District CandidateA CandidateB CandidateC
1 702 467 35
2 523 642 12
...
So I'd want to select not only 702 in row 1 and 642 in row 2, but also "CandidateA" from row 1 and "CandidateB" in row 2.
I'm asking this as a learning question, as I know I can do this with any general-purpose scripting language like Perl or Ruby. Perhaps R isn't the tool for this, but it seems like it could be. Thank you.

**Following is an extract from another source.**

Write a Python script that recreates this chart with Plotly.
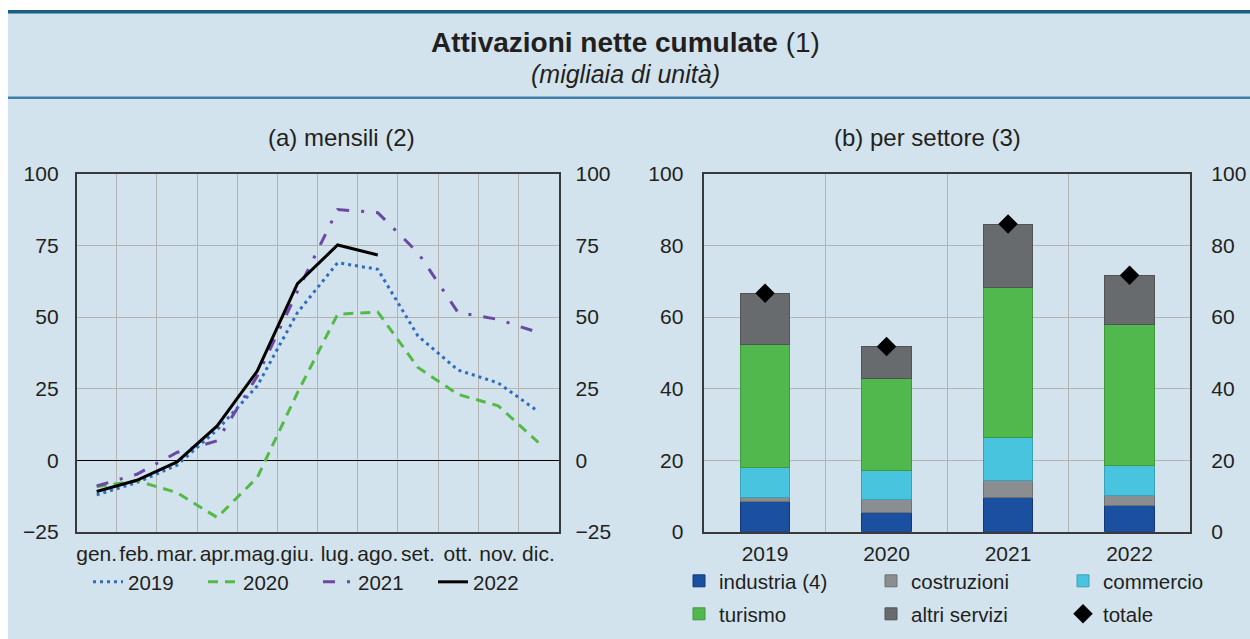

d <- read.table(textConnection(
"District CandidateA CandidateB CandidateC
1 702 467 35
2 523 642 12"),
header=TRUE)
d2 <- d[,-1] ## drop district number
data.frame(winner=names(d2)[apply(d2,1,which.max)],
votes=apply(d2,1,max))
result:
winner votes
1 CandidateA 702
2 CandidateB 642
Do you need to worry about ties? See the help for which and which.max, they treat ties differently ...
If this isn't too messy, you can try running a for loop and printing out the results using cat. So if your data.frame object is x:
for(i in 1:length(x$District)) {
row <- x[i,]
max_row <- max(row[2:length(row)])
winner_row <- names(x)[which(row==max_row)]
cat(winner_row, max_row, "\n")
}